(Figure scripts)
== == ==
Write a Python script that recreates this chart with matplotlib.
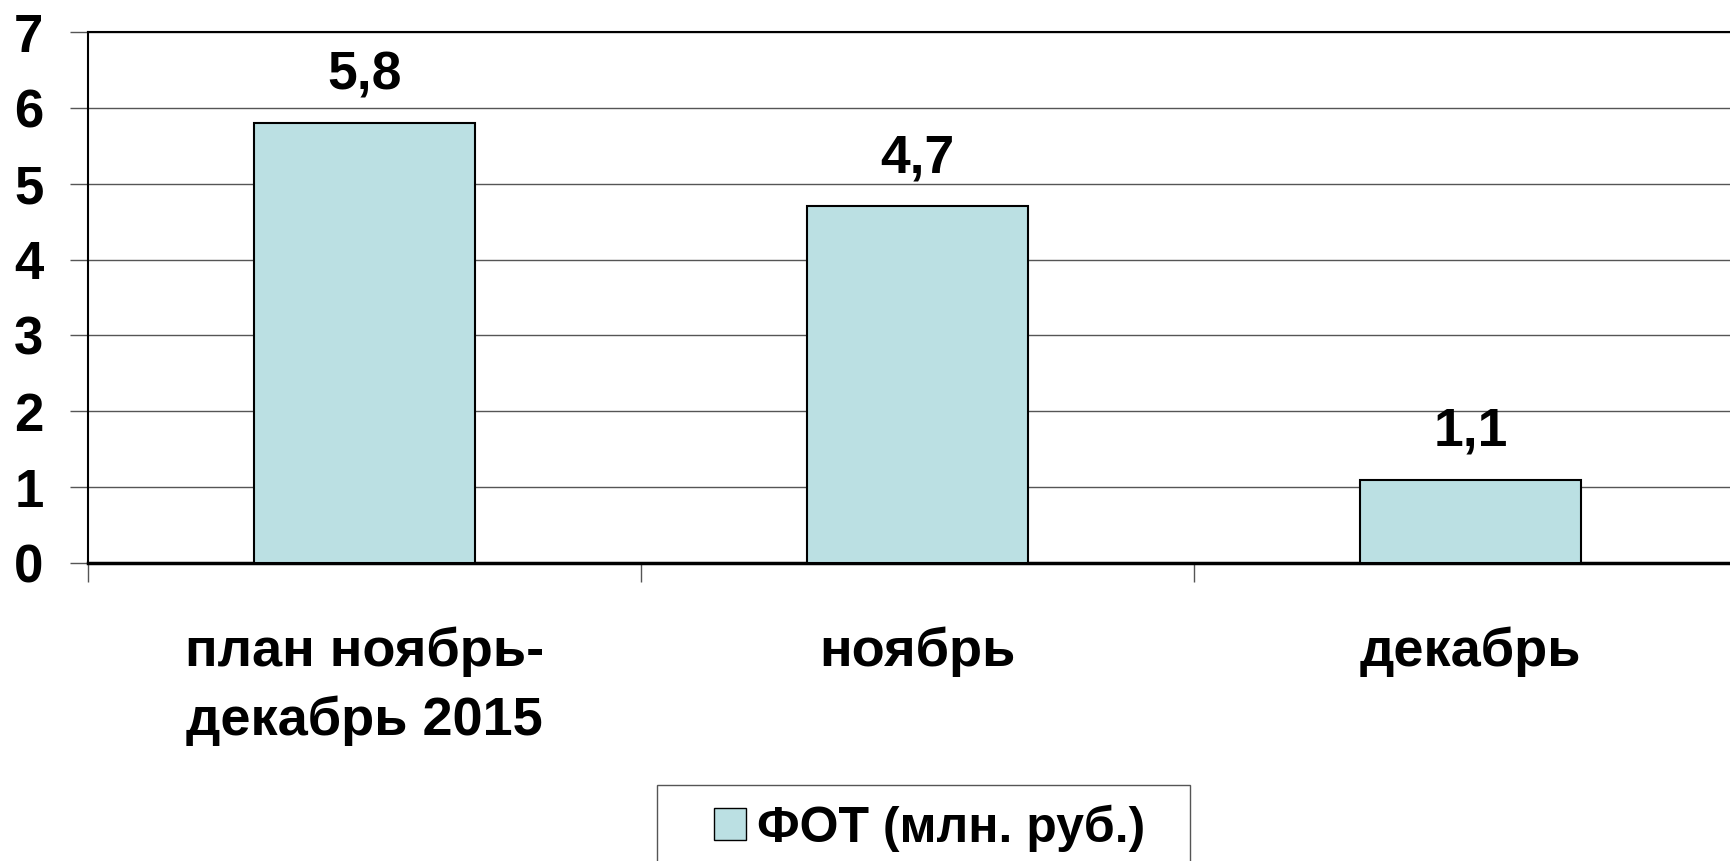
import matplotlib
matplotlib.use("Agg")
import matplotlib.pyplot as plt
from matplotlib.patches import Patch, Rectangle

# Chart data
categories = ["план ноябрь-\nдекабрь 2015", "ноябрь", "декабрь"]
values = [5.8, 4.7, 1.1]
value_labels = ["5,8", "4,7", "1,1"]
series_name = "ФОТ (млн. руб.)"
y_ticks = [0, 1, 2, 3, 4, 5, 6, 7]

bar_color = "#BBE0E3"
grid_color = "#555555"

plt.rcParams['font.family'] = ['Liberation Sans', 'DejaVu Sans']
plt.rcParams['font.weight'] = 'bold'

W, H = 1731, 861
fig = plt.figure(figsize=(W / 100, H / 100), dpi=100)
# plot area runs off the right edge, as in the original slide
ax = fig.add_axes([88 / W, 1 - 563 / H, 3 * 553 / W, 531 / H])

x = list(range(len(categories)))
ax.bar(x, values, width=0.4, color=bar_color, edgecolor="black",
       linewidth=1.5, zorder=3)

# value labels above the bars
for xi, v, lab in zip(x, values, value_labels):
    ax.annotate(lab, (xi, v), xytext=(0, 24.5), textcoords="offset points",
                ha="center", va="baseline", fontsize=38.5, fontweight="bold")

ax.set_xlim(-0.5, 2.5)
ax.set_ylim(0, 7)
ax.set_yticks(y_ticks)
ax.set_yticklabels([str(t) for t in y_ticks])
ax.yaxis.grid(True, color=grid_color, linewidth=1.0, zorder=0)

ax.set_xticks(x)
ax.set_xticklabels(categories, fontsize=39, fontweight="bold",
                   linespacing=1.45)
ax.set_xticks([-0.5, 0.5, 1.5, 2.5], minor=True)
ax.tick_params(axis="x", which="major", length=0, pad=46)
ax.tick_params(axis="x", which="minor", length=14, width=1.0,
               color=grid_color)
ax.tick_params(axis="y", length=13, width=1.0, color=grid_color,
               labelsize=38, pad=19)

for side in ["left", "top", "right"]:
    ax.spines[side].set_linewidth(1.5)
ax.spines["bottom"].set_linewidth(2.5)

# legend box, cut off by the bottom edge of the image
fig.patches.append(Rectangle((657 / W, -0.1), (1190 - 657) / W,
                             0.1 + 1 - 785 / H, transform=fig.transFigure,
                             fill=False, edgecolor=grid_color, linewidth=1.0))
fs_px = 36 * 100 / 72
handle = Patch(facecolor=bar_color, edgecolor="black", linewidth=1.0)
fig.legend([handle], [series_name], loc="center left",
           bbox_to_anchor=(714 / W, 1 - 828 / H),
           fontsize=36, frameon=False, borderpad=0, borderaxespad=0,
           handlelength=32 / fs_px, handleheight=30 / fs_px,
           handletextpad=11 / fs_px)

fig.savefig("out.png", dpi=100)
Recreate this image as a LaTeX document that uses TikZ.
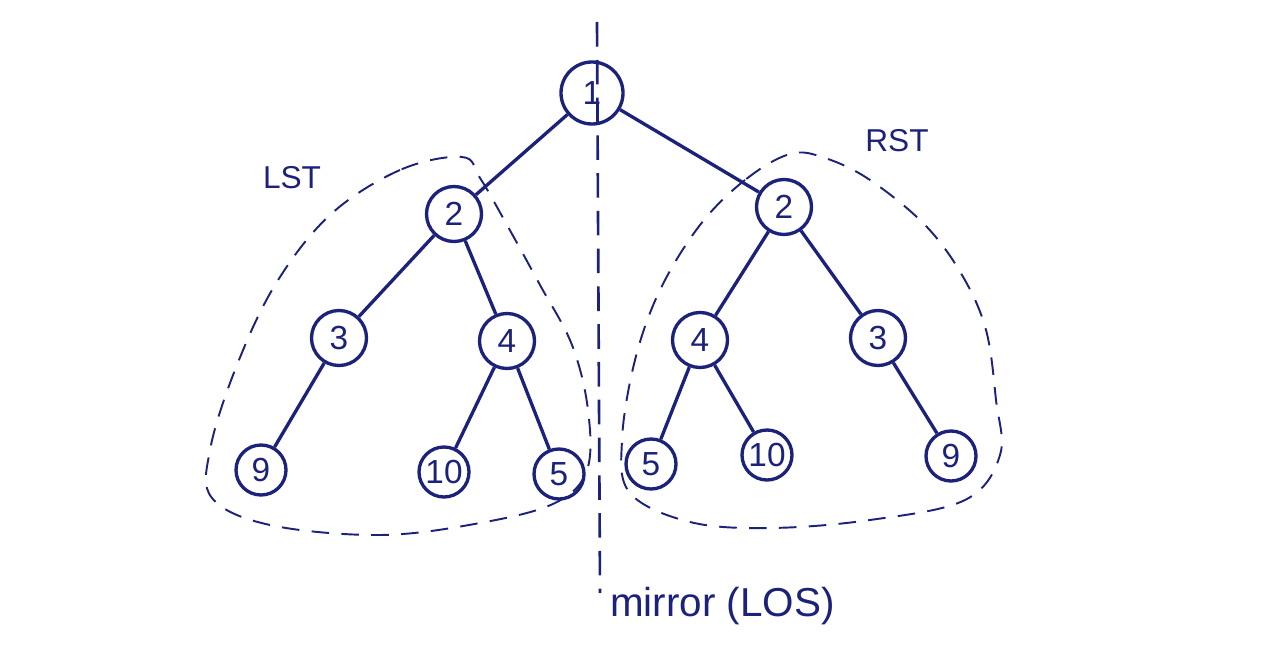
\documentclass[tikz,border=0pt]{standalone}
\usepackage{fontspec}
\setmainfont{Liberation Sans}
\usetikzlibrary{calc}
\definecolor{ink}{RGB}{28,34,122}
\newlength{\unitpx}
\setlength{\unitpx}{0.02cm}
\tikzset{
  tnode/.style={circle,draw=ink,line width=1.9pt,text=ink,inner sep=0pt,font=\fontsize{19}{21}\selectfont},
  big/.style={tnode,minimum size=62\unitpx},
  mid/.style={tnode,minimum size=55\unitpx},
  leaf/.style={tnode,minimum size=50\unitpx},
  edge/.style={draw=ink,line width=1.9pt},
  hull/.style={draw=ink,line width=1.1pt,dash pattern=on 10pt off 7pt},
  lbl/.style={text=ink,font=\fontsize{18}{20}\selectfont}
}
\begin{document}
\begin{tikzpicture}[x=0.02cm,y=-0.02cm]
\useasboundingbox (0,0) rectangle (1280,658);
% mirror line
\coordinate (mtop) at (597,22);
\coordinate (mbot) at (600,593);
\draw[ink,line width=1.5pt,dash pattern=on 14pt off 7.5pt] (mtop) -- (mbot);
% nodes
\node[big] (r) at (592,93) {1};
\node[mid] (l2) at (454,214) {2};
\node[mid] (l3) at (339,338) {3};
\node[mid] (l4) at (507,341) {4};
\node[leaf] (l9) at (261,470) {9};
\node[leaf] (l10) at (444,472) {10};
\node[leaf] (l5) at (559,474) {5};
\node[mid] (r2) at (784,207) {2};
\node[mid] (r4) at (700,340) {4};
\node[mid] (r3) at (878,338) {3};
\node[leaf] (r5) at (651,464) {5};
\node[leaf] (r10) at (767,455) {10};
\node[leaf] (r9) at (951,456) {9};
% edges
\draw[edge] (r) -- (l2);
\draw[edge] (r) -- (r2);
\draw[edge] (l2) -- (l3);
\draw[edge] (l2) -- (l4);
\draw[edge] (l3) -- (l9);
\draw[edge] (l4) -- (l10);
\draw[edge] (l4) -- (l5);
\draw[edge] (r2) -- (r4);
\draw[edge] (r2) -- (r3);
\draw[edge] (r4) -- (r5);
\draw[edge] (r4) -- (r10);
\draw[edge] (r3) -- (r9);
% hulls
\draw[hull] plot[smooth cycle,tension=0.6] coordinates {
  (462,157) (400,170) (330,215) (275,285) (235,370) (210,450) (212,498)
  (270,525) (380,535) (480,523) (555,503) (587,470) (588,410) (572,345)
  (540,285) (507,225) (480,178)};
\draw[hull] plot[smooth cycle,tension=0.6] coordinates {
  (790,154) (745,180) (700,225) (660,290) (635,360) (622,440) (630,493)
  (690,522) (770,528) (870,520) (965,500) (1000,455) (996,400) (986,330)
  (962,275) (925,225) (870,180) (825,158)};
% labels
\node[lbl] (lst) at (292,178) {LST};
\node[lbl] (rst) at (897,141) {RST};
\node[lbl,anchor=west,font=\fontsize{23}{25}\selectfont] (mir) at (604,606) {mirror (LOS)};
\end{tikzpicture}
\end{document}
== == ==
What you have to do
Set down all the entries exactly as they appear, but skip any pictures.

Correct result
Write a Python script that recreates this chart with matplotlib.
import matplotlib
matplotlib.use("Agg")
import matplotlib.pyplot as plt
from matplotlib.patches import Patch, Rectangle

# Chart data
categories = ["план ноябрь-\nдекабрь 2015", "ноябрь", "декабрь"]
values = [5.8, 4.7, 1.1]
value_labels = ["5,8", "4,7", "1,1"]
series_name = "ФОТ (млн. руб.)"
y_ticks = [0, 1, 2, 3, 4, 5, 6, 7]

bar_color = "#BBE0E3"
grid_color = "#555555"

plt.rcParams['font.family'] = ['Liberation Sans', 'DejaVu Sans']
plt.rcParams['font.weight'] = 'bold'

W, H = 1731, 861
fig = plt.figure(figsize=(W / 100, H / 100), dpi=100)
# plot area runs off the right edge, as in the original slide
ax = fig.add_axes([88 / W, 1 - 563 / H, 3 * 553 / W, 531 / H])

x = list(range(len(categories)))
ax.bar(x, values, width=0.4, color=bar_color, edgecolor="black",
       linewidth=1.5, zorder=3)

# value labels above the bars
for xi, v, lab in zip(x, values, value_labels):
    ax.annotate(lab, (xi, v), xytext=(0, 24.5), textcoords="offset points",
                ha="center", va="baseline", fontsize=38.5, fontweight="bold")

ax.set_xlim(-0.5, 2.5)
ax.set_ylim(0, 7)
ax.set_yticks(y_ticks)
ax.set_yticklabels([str(t) for t in y_ticks])
ax.yaxis.grid(True, color=grid_color, linewidth=1.0, zorder=0)

ax.set_xticks(x)
ax.set_xticklabels(categories, fontsize=39, fontweight="bold",
                   linespacing=1.45)
ax.set_xticks([-0.5, 0.5, 1.5, 2.5], minor=True)
ax.tick_params(axis="x", which="major", length=0, pad=46)
ax.tick_params(axis="x", which="minor", length=14, width=1.0,
               color=grid_color)
ax.tick_params(axis="y", length=13, width=1.0, color=grid_color,
               labelsize=38, pad=19)

for side in ["left", "top", "right"]:
    ax.spines[side].set_linewidth(1.5)
ax.spines["bottom"].set_linewidth(2.5)

# legend box, cut off by the bottom edge of the image
fig.patches.append(Rectangle((657 / W, -0.1), (1190 - 657) / W,
                             0.1 + 1 - 785 / H, transform=fig.transFigure,
                             fill=False, edgecolor=grid_color, linewidth=1.0))
fs_px = 36 * 100 / 72
handle = Patch(facecolor=bar_color, edgecolor="black", linewidth=1.0)
fig.legend([handle], [series_name], loc="center left",
           bbox_to_anchor=(714 / W, 1 - 828 / H),
           fontsize=36, frameon=False, borderpad=0, borderaxespad=0,
           handlelength=32 / fs_px, handleheight=30 / fs_px,
           handletextpad=11 / fs_px)

fig.savefig("out.png", dpi=100)
Recreate this image as a LaTeX document that uses TikZ.
\documentclass[tikz,border=0pt]{standalone}
\usepackage{fontspec}
\setmainfont{Liberation Sans}
\usetikzlibrary{calc}
\definecolor{ink}{RGB}{28,34,122}
\newlength{\unitpx}
\setlength{\unitpx}{0.02cm}
\tikzset{
  tnode/.style={circle,draw=ink,line width=1.9pt,text=ink,inner sep=0pt,font=\fontsize{19}{21}\selectfont},
  big/.style={tnode,minimum size=62\unitpx},
  mid/.style={tnode,minimum size=55\unitpx},
  leaf/.style={tnode,minimum size=50\unitpx},
  edge/.style={draw=ink,line width=1.9pt},
  hull/.style={draw=ink,line width=1.1pt,dash pattern=on 10pt off 7pt},
  lbl/.style={text=ink,font=\fontsize{18}{20}\selectfont}
}
\begin{document}
\begin{tikzpicture}[x=0.02cm,y=-0.02cm]
\useasboundingbox (0,0) rectangle (1280,658);
% mirror line
\coordinate (mtop) at (597,22);
\coordinate (mbot) at (600,593);
\draw[ink,line width=1.5pt,dash pattern=on 14pt off 7.5pt] (mtop) -- (mbot);
% nodes
\node[big] (r) at (592,93) {1};
\node[mid] (l2) at (454,214) {2};
\node[mid] (l3) at (339,338) {3};
\node[mid] (l4) at (507,341) {4};
\node[leaf] (l9) at (261,470) {9};
\node[leaf] (l10) at (444,472) {10};
\node[leaf] (l5) at (559,474) {5};
\node[mid] (r2) at (784,207) {2};
\node[mid] (r4) at (700,340) {4};
\node[mid] (r3) at (878,338) {3};
\node[leaf] (r5) at (651,464) {5};
\node[leaf] (r10) at (767,455) {10};
\node[leaf] (r9) at (951,456) {9};
% edges
\draw[edge] (r) -- (l2);
\draw[edge] (r) -- (r2);
\draw[edge] (l2) -- (l3);
\draw[edge] (l2) -- (l4);
\draw[edge] (l3) -- (l9);
\draw[edge] (l4) -- (l10);
\draw[edge] (l4) -- (l5);
\draw[edge] (r2) -- (r4);
\draw[edge] (r2) -- (r3);
\draw[edge] (r4) -- (r5);
\draw[edge] (r4) -- (r10);
\draw[edge] (r3) -- (r9);
% hulls
\draw[hull] plot[smooth cycle,tension=0.6] coordinates {
  (462,157) (400,170) (330,215) (275,285) (235,370) (210,450) (212,498)
  (270,525) (380,535) (480,523) (555,503) (587,470) (588,410) (572,345)
  (540,285) (507,225) (480,178)};
\draw[hull] plot[smooth cycle,tension=0.6] coordinates {
  (790,154) (745,180) (700,225) (660,290) (635,360) (622,440) (630,493)
  (690,522) (770,528) (870,520) (965,500) (1000,455) (996,400) (986,330)
  (962,275) (925,225) (870,180) (825,158)};
% labels
\node[lbl] (lst) at (292,178) {LST};
\node[lbl] (rst) at (897,141) {RST};
\node[lbl,anchor=west,font=\fontsize{23}{25}\selectfont] (mir) at (604,606) {mirror (LOS)};
\end{tikzpicture}
\end{document}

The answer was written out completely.